Why Warwick Went Under | Adweek Why Warwick Went Under | Adweek
Advertisement

Why Warwick Went Under

Advertisement

NEW YORK--An inability to reach consensus internally on terms of a buyout coupled with client defections and revenue declines led to the demise of Warwick Baker O'Neill, sources said last week.

News that the independent agency was shutting down left many observers wondering why the 62-year-old shop didn't sell out before folding. "There were a lot of conversations, but for one reason or another, they never panned out," said one executive.

As late as last year, EPB Communications (now Panoramic) signed a letter of intent to acquire the 55-staffer New York agency. The deal fell through due in part to EPB itself going through a restructuring, requiring additional funding from the Destination Group in Los Angeles, a source said.

In 1999 and 2000, Wolf Group held serious talks with the shop, sources said, but again, a deal never materialized.

Some attributed the failed deals to the competing desires of Warwick's top brass. Chairman and chief executive Wilder Baker, who was nearing retirement, was said to be looking to cash out, while president and chief creative officer Kevin O'Neill wanted to retain a full-time, top-level position.

"When you have two guys' names on the door, you're trying to satisfy the desires of both partners," said a source. "The role Kevin would play was always a discussion point, as to how substantial, how significant. ... Kevin's been No. 1 for a long time, and when you sell the agency, there's a likelihood that you're not going to be No. 1."

However, another source said Baker's high asking price thwarted discussions, which rankled O'Neill. "Kevin got frustrated that Wilder kept asking for more money than the agency was worth and Kevin wanted to sell," said the source.

Neither Baker nor O'Neill returned calls seeking comment.

Alan Hilburg, a Warwick representative, said, "The deals and conditions that both parties needed couldn't be met," referring to the agency and its potential buyers. He would not discuss specifics.

Just two years ago, Warwick had some accounts that made the shop attractive to suitors. But the bulk of the clients on the roster have sought ad expertise elsewhere. During the last year, the agency lost clients TSR Wireless and Fruit of the Loom after each declared bankruptcy.

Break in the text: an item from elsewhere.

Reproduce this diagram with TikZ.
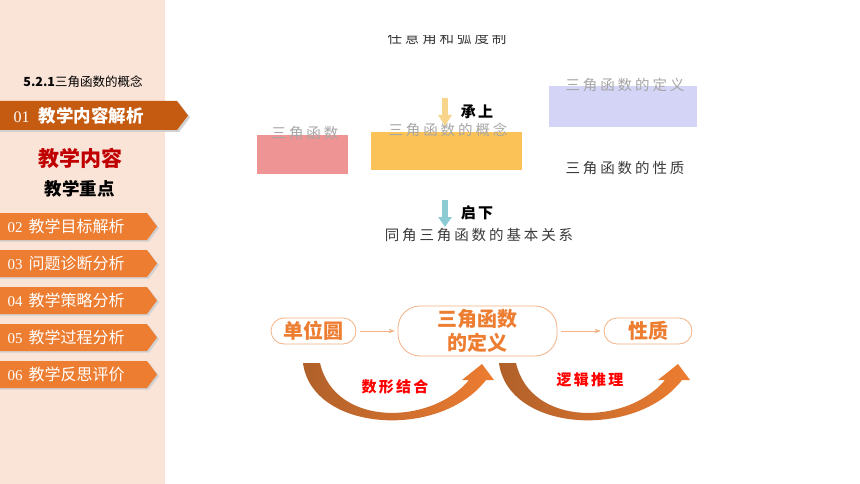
\documentclass[tikz,border=0pt]{standalone}
\usepackage{fontspec}
\usetikzlibrary{arrows.meta}
\setmainfont{Noto Sans CJK SC}
\newfontfamily\numfont{Liberation Serif}
\newfontfamily\wideA{Noto Sans CJK SC}[LetterSpace=20]
\newfontfamily\wideB{Noto Sans CJK SC}[LetterSpace=15]
\newcommand{\fsz}[1]{\fontsize{#1}{#1}\selectfont}

\definecolor{panel}{HTML}{FAE3D7}
\definecolor{tabdark}{HTML}{C55A11}
\definecolor{tabor}{HTML}{ED7D31}
\definecolor{dred}{HTML}{C00000}
\definecolor{boxred}{HTML}{EF9494}
\definecolor{boxyel}{HTML}{FBC357}
\definecolor{boxblu}{HTML}{D4D4F6}
\definecolor{arryel}{HTML}{F8D58C}
\definecolor{arrteal}{HTML}{8CCAD4}
\definecolor{pillline}{HTML}{F4B183}
\definecolor{umber}{HTML}{B0602A}
\definecolor{txtgray}{HTML}{3A3A3A}

\begin{document}
\begin{tikzpicture}[x=1pt,y=-1pt,
   plain/.style={font=\wideA\fsz{14.5}, text=txtgray},
   ghost/.style={font=\wideA\fsz{14.5}, text=gray!70},
   cue/.style={font=\wideB\fsz{15}\bfseries, text=black},
   skill/.style={font=\wideB\fsz{15}\bfseries, text=red},
   pill/.style={draw=pillline, line width=0.8pt, rounded corners=13pt, text=tabor,
                font=\fsz{20}\bfseries, align=center, inner sep=0pt},
   link/.style={draw=pillline, line width=0.6pt, -{Stealth[length=6pt,width=4.5pt]},
                shorten <=4pt, shorten >=3pt}]
   \useasboundingbox (0,0) rectangle (860,484);
   \fill[white] (0,0) rectangle (860,484);
   \fill[panel] (0,0) rectangle (165,484);
   \node (course) at (83,82) {\fsz{12.5}\textbf{5.2.1}三角函数的概念};
   \fill[black!18] (0,103) -- (179,103) -- (190,117.5) -- (179,132) -- (0,132) -- cycle;
   \fill[tabdark] (0,101) -- (177,101) -- (188,115.5) -- (177,130) -- (0,130) -- cycle;
   \node[anchor=west, text=white] (tab01) at (10,115.5)
      {{\numfont\fsz{16}01}\hspace{9pt}{\fsz{17.5}\bfseries 教学内容解析}};
   \node[text=dred, font=\fsz{21}\bfseries] (content) at (80,158) {教学内容};
   \node[font=\fsz{17.5}\bfseries] (focus) at (80,189) {教学重点};
   \foreach \n/\t [count=\i] in {02/教学目标解析, 03/问题诊断分析, 04/教学策略分析,
                                 05/教学过程分析, 06/教学反思评价} {
      \pgfmathsetmacro\yy{226.5+37*(\i-1)}
      \fill[black!18] (0,\yy-11.5) -- (149,\yy-11.5) -- (159,\yy+1.5) -- (149,\yy+15) -- (0,\yy+15) -- cycle;
      \fill[tabor] (0,\yy-13.5) -- (147,\yy-13.5) -- (157,\yy) -- (147,\yy+13.5) -- (0,\yy+13.5) -- cycle;
      \node[anchor=west, text=white] (tab\n) at (4,\yy) {{\numfont\fsz{15}\n}\hspace{6pt}{\fsz{16}\t}};
   }

   \begin{scope}
      \clip (300,35.5) rectangle (600,60);
      \node[plain] (angle) at (447,38) {任意角和弧度制};
   \end{scope}
   \fill[boxred] (257,135) rectangle (348,174);
   \fill[boxyel] (371,132) rectangle (522,170);
   \fill[boxblu] (549,86) rectangle (697,127);
   \node[ghost] (trig) at (305,133) {三角函数};
   \node[ghost] (concept) at (448,130) {三角函数的概念};
   \node[ghost] (definition) at (625,85) {三角函数的定义};
   \node[plain] (property) at (625,168) {三角函数的性质};
   \coordinate (up1) at (445,98);
   \coordinate (up2) at (445,126);
   \draw[line width=6pt, arryel, -{Triangle[width=13pt,length=11pt]}] (up1) -- (up2);
   \node[cue] (carry) at (477,112) {承上};
   \coordinate (down1) at (445,200);
   \coordinate (down2) at (445,227);
   \draw[line width=6pt, arrteal, -{Triangle[width=13pt,length=10pt]}] (down1) -- (down2);
   \node[cue] (lead) at (477,213) {启下};
   \node[plain] (relation) at (479,235) {同角三角函数的基本关系};

   \node[pill, minimum width=85pt, minimum height=26pt] (circ) at (313.5,331) {单位圆};
   \node[pill, minimum width=159pt, minimum height=50pt, rounded corners=22pt] (defn) at (477.5,331)
      {三角函数\\[4pt]的定义};
   \node[pill, minimum width=88pt, minimum height=26pt] (prop) at (648,331) {性质};
   \draw[link] (circ) -- (defn);
   \draw[link] (defn) -- (prop);
   \foreach \dx in {0,196} {
      \shade[left color=umber, right color=tabor, shift={(\dx,0)}]
         (303,363) .. controls (312,432) and (440,440) .. (486,380) -- (494,380) -- (482,364)
         -- (462,380) -- (469,380) .. controls (432,425) and (335,428) .. (320,363) -- cycle;
   }
   \node[skill] (shape) at (395,387) {数形结合};
   \node[skill] (logic) at (590,380) {逻辑推理};
\end{tikzpicture}
\end{document}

Other client defections stemmed from the acquisitions of BestFoods, maker of Mazola and Niagra, by Unilever in June 2000, and portions of Drivers Mart by Republic Industries in 1998. The shop lost its $10 million Panasonic electric-shavers account in May and The East Coast Energy's $10 million business in March, following reviews. This month, Church & Dwight shifted its household brands to McCann-Erickson in New York. Warwick was left with a small piece of the Arm & Hammer toothpaste business.

One of its other clients, Reckitt Benckiser, went into review last week.

The only bright spot in 2001 came in February when U.S. Smokeless Tobacco Co. consolidated its ad assignments at Warwick, which had handled the company's Copenhagen brand since 1968.

In 1998, Warwick claimed 125 people and $188 million in billings. In 2000, it had estimated revenue of about $24 million. But on current billings of about $50 million, its revenue would be hovering at about $7.5 million, per industry standards.

Founded in 1939, the shop was known as Warwick and Legler. It serviced clients such as Timex, Heineken and Seagram's Crown Royal whiskey.

Its last day of business is Aug. 3. Hilburg said the shop is "trying to be as generous as it can" to its staffers.